> **Work to be completed**: In the data below, locate each line with the word "this" and list it.
Begin Record list
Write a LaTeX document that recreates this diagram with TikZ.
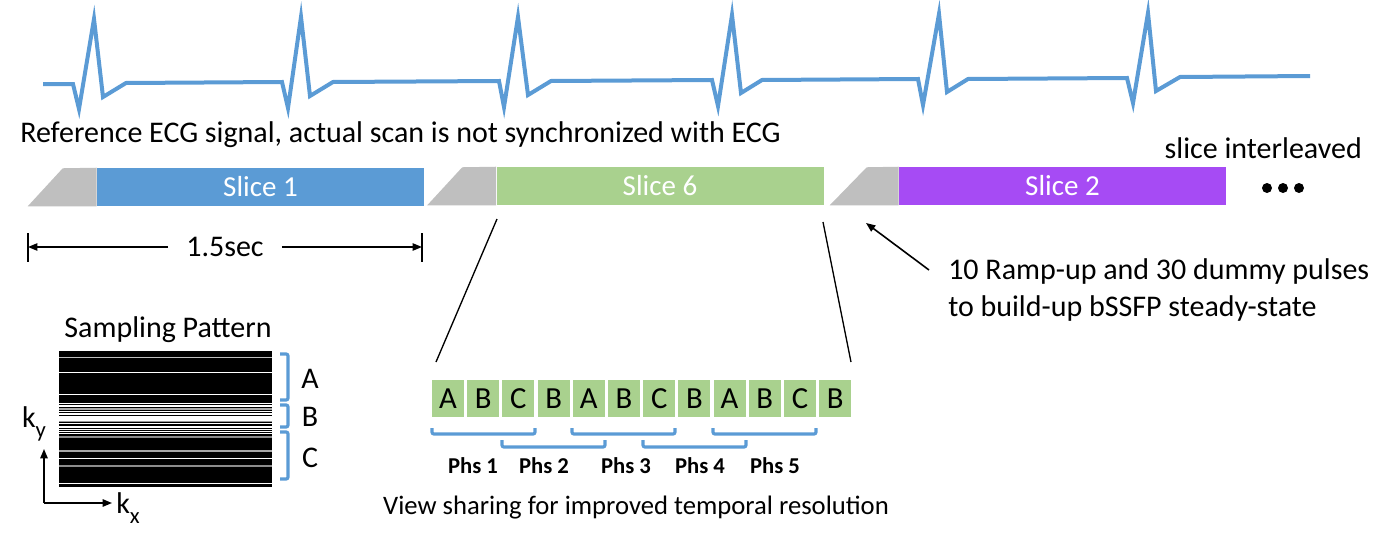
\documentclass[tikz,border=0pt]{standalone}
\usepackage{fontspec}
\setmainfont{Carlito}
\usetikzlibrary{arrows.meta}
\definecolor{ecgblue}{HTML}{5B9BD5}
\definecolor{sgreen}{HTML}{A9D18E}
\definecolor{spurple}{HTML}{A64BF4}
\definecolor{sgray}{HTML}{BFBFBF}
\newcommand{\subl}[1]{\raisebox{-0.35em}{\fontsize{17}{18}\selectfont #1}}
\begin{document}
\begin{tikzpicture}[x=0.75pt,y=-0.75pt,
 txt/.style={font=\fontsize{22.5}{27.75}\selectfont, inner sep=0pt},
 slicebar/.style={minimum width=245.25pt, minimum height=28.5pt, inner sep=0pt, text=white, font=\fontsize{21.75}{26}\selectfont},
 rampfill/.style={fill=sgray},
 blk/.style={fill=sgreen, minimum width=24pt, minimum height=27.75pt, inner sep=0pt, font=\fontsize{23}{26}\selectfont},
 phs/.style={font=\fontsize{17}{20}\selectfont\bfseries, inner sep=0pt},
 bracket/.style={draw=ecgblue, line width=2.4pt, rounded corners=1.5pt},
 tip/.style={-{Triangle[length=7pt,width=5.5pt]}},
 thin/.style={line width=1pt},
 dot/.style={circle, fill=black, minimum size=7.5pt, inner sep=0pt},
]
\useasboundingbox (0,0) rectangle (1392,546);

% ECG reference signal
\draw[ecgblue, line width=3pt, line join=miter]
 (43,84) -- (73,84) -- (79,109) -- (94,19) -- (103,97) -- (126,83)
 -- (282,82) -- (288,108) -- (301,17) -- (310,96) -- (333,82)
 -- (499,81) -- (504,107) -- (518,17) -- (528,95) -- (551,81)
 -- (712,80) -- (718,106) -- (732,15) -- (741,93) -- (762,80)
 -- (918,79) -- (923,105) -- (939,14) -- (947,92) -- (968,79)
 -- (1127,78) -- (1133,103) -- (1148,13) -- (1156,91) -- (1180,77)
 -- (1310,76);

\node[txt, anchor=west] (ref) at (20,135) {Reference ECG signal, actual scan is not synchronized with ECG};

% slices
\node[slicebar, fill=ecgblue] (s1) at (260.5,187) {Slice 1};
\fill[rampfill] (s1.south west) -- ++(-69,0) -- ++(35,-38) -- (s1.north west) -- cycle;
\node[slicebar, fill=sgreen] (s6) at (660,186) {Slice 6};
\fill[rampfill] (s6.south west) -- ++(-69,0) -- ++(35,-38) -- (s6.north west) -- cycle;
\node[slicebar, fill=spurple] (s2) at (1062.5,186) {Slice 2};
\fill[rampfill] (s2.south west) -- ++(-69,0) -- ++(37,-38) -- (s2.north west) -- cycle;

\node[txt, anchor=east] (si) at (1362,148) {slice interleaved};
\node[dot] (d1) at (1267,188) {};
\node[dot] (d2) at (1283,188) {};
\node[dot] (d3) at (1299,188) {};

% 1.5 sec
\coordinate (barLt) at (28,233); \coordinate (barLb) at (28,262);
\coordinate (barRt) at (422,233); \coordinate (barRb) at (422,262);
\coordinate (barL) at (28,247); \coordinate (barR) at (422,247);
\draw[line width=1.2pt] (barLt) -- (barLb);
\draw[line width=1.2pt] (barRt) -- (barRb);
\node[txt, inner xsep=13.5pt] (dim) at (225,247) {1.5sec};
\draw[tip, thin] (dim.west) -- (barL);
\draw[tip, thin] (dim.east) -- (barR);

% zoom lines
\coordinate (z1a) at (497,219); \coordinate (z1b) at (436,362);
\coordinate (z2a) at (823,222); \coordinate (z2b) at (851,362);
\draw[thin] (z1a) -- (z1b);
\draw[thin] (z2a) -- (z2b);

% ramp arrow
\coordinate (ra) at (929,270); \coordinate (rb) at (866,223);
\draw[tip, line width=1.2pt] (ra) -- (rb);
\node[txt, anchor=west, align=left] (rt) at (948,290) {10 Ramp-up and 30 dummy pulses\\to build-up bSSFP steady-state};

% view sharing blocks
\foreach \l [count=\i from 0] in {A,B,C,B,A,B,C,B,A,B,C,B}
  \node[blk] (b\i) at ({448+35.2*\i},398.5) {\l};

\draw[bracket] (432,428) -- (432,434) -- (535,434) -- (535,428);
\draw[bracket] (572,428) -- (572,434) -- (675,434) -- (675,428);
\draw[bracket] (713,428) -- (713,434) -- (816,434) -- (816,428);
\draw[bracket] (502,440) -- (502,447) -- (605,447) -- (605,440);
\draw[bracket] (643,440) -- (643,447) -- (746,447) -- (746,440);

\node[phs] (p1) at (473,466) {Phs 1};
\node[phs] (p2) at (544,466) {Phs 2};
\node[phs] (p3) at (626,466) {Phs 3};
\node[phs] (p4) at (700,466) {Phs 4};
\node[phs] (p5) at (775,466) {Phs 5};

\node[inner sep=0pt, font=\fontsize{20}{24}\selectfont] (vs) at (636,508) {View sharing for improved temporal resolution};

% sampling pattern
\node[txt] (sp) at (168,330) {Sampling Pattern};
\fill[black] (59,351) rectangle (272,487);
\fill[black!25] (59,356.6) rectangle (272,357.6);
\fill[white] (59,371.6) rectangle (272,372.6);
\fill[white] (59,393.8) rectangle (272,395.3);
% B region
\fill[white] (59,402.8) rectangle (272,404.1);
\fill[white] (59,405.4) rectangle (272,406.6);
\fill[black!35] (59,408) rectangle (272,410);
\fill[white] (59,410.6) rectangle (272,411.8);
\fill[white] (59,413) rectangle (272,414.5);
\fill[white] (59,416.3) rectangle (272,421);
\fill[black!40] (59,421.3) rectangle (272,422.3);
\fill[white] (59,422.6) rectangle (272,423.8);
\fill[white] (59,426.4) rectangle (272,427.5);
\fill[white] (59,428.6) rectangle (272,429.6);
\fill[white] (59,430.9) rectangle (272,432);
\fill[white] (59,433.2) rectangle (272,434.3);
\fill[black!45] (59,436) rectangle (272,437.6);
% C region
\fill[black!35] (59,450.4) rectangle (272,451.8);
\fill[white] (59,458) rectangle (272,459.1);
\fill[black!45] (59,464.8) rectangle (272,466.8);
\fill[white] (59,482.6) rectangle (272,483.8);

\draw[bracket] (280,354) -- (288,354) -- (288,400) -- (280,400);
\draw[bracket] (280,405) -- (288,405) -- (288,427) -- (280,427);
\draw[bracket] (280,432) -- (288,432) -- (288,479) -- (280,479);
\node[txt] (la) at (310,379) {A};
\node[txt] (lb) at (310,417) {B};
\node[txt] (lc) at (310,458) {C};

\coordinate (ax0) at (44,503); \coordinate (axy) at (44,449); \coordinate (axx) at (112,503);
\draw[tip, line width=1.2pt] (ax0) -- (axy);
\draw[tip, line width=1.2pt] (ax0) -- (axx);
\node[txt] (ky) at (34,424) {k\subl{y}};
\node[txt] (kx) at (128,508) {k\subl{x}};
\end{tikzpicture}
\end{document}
End Record list
Begin Record list
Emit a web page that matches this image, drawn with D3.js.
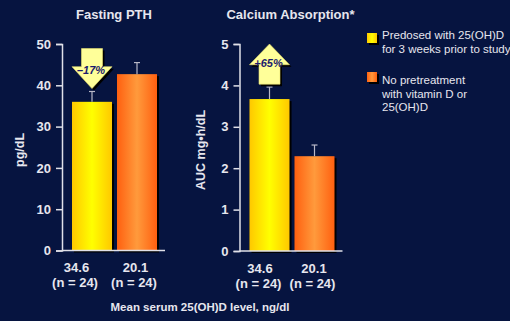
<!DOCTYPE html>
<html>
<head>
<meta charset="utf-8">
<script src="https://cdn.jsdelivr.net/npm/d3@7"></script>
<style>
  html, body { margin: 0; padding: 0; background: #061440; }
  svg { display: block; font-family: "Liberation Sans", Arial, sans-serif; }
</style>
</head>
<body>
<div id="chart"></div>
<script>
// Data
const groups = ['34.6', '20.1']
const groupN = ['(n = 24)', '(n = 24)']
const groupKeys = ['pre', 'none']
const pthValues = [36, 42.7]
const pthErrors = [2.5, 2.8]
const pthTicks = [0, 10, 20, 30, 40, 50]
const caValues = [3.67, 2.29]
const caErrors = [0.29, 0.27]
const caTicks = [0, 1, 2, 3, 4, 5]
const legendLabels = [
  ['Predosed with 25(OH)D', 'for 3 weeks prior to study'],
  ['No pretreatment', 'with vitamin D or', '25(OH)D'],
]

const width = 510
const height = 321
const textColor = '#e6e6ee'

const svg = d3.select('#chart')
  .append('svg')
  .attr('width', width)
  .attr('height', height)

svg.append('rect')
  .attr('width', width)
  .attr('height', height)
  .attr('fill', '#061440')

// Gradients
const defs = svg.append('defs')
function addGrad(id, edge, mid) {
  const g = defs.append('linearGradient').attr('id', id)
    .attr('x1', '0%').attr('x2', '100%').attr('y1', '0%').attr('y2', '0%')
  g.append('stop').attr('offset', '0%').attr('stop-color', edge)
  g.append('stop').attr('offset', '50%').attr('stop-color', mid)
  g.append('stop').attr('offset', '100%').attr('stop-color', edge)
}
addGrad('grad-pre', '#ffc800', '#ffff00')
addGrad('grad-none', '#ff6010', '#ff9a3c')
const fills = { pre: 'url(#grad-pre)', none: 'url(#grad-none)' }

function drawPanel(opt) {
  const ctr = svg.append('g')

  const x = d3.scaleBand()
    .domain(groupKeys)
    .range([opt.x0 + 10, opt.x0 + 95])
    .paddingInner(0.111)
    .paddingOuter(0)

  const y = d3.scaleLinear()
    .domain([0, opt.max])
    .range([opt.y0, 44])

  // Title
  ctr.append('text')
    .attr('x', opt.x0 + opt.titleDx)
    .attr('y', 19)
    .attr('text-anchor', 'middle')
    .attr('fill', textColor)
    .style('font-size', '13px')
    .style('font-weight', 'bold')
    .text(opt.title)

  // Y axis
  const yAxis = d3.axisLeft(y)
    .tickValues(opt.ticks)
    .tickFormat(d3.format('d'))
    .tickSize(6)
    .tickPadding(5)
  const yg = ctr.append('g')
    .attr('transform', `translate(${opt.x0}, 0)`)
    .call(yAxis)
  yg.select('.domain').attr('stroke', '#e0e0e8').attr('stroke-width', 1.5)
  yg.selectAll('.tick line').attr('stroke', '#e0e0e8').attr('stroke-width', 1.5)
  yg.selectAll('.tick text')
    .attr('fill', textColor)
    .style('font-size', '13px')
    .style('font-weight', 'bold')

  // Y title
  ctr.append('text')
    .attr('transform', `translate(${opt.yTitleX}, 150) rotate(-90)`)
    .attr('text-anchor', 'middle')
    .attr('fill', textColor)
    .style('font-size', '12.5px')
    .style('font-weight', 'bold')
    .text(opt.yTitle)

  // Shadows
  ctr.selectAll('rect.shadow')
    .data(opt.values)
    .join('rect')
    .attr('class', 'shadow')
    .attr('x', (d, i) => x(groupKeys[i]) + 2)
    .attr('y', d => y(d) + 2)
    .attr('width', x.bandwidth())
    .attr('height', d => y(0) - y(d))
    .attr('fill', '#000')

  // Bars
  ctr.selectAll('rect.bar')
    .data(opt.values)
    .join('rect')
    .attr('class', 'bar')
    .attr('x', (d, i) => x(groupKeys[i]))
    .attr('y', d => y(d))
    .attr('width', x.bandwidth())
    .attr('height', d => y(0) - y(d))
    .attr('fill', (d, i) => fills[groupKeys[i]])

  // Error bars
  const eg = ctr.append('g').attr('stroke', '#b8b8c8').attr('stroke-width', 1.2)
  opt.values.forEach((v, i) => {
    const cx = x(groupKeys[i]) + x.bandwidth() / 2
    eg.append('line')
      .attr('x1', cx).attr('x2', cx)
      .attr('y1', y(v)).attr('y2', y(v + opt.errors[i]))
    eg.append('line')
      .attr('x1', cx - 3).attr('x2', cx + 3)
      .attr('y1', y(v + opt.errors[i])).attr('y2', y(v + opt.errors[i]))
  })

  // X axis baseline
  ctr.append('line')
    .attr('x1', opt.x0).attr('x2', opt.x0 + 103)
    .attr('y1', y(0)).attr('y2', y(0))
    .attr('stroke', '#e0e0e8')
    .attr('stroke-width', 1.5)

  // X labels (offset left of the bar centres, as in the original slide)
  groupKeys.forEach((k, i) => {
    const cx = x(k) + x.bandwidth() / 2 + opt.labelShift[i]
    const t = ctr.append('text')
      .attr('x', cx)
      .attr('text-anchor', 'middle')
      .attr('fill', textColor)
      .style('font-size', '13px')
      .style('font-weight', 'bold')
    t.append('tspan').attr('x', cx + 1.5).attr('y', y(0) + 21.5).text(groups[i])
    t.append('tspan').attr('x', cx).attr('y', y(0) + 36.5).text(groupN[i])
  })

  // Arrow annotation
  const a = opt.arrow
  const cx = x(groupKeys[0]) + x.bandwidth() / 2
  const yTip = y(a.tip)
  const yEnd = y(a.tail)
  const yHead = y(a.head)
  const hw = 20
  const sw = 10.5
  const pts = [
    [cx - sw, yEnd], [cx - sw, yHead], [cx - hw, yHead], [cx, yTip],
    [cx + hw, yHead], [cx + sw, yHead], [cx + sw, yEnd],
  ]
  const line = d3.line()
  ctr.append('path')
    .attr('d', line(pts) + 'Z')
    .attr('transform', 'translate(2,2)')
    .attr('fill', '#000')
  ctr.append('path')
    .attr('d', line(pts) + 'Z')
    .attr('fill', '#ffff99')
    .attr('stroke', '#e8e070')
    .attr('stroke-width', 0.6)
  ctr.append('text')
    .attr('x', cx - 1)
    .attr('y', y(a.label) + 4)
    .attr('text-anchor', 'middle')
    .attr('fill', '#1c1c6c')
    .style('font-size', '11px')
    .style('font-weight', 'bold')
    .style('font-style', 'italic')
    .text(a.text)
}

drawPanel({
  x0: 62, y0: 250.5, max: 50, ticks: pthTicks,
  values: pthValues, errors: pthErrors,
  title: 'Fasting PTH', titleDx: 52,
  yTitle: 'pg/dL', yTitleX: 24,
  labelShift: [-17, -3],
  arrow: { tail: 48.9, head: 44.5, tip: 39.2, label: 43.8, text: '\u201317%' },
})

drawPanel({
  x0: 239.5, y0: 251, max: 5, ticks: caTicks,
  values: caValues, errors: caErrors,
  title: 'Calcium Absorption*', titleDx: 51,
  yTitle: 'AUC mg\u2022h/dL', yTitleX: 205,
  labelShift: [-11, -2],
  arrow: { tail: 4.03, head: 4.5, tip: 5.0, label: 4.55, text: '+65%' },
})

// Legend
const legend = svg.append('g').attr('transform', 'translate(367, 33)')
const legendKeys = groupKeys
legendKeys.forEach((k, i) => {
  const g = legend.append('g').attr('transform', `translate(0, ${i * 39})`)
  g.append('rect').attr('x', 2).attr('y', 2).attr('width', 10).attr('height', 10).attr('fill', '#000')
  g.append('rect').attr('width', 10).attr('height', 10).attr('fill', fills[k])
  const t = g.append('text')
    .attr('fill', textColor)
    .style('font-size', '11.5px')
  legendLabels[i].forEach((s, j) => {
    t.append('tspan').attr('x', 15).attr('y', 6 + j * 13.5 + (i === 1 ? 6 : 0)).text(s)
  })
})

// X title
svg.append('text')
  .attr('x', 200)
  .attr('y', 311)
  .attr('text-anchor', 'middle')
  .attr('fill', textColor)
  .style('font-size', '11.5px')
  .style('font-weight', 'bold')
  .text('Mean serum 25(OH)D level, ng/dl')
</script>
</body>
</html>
End Record list
Begin Record list
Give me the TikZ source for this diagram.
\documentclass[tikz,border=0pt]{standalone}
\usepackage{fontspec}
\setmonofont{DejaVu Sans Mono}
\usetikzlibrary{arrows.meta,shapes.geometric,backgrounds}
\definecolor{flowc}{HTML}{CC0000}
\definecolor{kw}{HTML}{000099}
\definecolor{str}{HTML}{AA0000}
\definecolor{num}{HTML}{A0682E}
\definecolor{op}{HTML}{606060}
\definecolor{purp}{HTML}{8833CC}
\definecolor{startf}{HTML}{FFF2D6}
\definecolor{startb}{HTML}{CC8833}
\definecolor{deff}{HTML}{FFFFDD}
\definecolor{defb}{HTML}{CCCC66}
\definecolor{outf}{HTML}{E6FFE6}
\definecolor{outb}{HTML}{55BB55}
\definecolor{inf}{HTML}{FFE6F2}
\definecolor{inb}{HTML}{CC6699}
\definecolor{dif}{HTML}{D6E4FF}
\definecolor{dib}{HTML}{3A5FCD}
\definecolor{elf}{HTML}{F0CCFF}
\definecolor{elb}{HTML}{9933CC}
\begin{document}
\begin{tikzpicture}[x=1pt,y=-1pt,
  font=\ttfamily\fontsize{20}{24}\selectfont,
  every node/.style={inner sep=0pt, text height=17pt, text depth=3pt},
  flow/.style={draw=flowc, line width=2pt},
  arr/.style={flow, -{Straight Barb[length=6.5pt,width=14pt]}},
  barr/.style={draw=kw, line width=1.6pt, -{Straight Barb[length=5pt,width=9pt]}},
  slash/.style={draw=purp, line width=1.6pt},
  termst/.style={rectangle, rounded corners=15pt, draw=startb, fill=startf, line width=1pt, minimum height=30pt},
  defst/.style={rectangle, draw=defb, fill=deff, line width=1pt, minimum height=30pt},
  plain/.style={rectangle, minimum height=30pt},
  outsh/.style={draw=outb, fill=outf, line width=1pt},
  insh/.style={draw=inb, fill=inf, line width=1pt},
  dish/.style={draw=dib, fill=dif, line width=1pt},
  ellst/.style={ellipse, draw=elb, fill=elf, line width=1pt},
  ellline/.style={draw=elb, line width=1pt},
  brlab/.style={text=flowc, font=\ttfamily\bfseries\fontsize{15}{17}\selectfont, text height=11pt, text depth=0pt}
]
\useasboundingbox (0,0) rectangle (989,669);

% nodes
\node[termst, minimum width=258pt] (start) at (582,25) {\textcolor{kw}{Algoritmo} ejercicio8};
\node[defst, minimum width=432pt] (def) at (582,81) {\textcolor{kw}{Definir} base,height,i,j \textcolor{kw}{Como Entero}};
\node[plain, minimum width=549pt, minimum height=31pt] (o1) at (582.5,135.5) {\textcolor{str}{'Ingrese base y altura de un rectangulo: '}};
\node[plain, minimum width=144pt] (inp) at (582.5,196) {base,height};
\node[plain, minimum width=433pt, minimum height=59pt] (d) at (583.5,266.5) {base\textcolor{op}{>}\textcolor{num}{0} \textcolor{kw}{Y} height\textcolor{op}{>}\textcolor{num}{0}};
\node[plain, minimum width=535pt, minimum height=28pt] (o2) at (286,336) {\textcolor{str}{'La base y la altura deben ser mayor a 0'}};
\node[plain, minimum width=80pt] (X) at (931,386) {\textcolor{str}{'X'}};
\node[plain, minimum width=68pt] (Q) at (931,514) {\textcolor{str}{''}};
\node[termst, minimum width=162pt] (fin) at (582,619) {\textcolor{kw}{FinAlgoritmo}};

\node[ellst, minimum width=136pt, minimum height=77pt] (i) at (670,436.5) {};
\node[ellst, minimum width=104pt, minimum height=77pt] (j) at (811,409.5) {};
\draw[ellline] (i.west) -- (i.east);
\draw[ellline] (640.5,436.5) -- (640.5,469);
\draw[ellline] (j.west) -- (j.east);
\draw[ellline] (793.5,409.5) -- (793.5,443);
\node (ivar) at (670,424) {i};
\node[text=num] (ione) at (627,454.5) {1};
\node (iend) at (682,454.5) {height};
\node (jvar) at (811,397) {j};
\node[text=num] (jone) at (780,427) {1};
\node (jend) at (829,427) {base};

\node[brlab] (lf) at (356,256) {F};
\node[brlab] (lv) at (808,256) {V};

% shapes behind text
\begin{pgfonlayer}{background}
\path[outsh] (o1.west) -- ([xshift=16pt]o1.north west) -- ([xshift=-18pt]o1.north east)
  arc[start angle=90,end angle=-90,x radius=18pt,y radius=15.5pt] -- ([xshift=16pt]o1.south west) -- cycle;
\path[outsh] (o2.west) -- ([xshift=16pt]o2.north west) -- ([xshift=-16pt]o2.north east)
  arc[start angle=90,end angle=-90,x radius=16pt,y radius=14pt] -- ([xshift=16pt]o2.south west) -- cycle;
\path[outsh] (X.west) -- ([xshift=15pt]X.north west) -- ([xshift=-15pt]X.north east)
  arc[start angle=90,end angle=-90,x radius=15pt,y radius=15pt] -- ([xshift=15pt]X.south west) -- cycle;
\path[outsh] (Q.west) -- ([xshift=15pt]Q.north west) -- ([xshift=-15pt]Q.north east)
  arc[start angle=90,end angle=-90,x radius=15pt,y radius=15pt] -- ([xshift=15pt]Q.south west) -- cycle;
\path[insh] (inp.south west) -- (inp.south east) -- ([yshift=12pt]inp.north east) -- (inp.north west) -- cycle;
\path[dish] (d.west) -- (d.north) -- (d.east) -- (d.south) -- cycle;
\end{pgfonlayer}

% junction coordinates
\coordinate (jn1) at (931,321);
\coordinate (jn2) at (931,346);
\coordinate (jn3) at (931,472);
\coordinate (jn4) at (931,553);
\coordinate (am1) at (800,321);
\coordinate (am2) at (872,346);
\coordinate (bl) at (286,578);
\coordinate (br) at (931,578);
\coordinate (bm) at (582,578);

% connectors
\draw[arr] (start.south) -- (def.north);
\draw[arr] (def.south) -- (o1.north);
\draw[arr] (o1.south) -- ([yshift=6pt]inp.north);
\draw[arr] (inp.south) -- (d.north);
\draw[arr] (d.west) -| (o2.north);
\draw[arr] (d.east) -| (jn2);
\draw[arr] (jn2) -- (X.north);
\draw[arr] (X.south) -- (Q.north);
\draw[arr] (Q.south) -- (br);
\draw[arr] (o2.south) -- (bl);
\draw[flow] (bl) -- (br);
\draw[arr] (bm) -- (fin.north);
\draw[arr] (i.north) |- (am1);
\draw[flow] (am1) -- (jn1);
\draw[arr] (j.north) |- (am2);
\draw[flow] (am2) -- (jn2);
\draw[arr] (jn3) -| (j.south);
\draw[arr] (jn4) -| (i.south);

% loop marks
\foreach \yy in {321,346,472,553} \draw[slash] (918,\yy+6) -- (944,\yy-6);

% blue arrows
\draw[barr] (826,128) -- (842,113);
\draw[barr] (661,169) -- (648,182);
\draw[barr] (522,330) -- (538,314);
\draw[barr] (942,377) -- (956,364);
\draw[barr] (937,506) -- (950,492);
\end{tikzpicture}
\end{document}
End Record list
> **Solution**:
Write a LaTeX document that recreates this diagram with TikZ.
Emit a web page that matches this image, drawn with D3.js.
Give me the TikZ source for this diagram.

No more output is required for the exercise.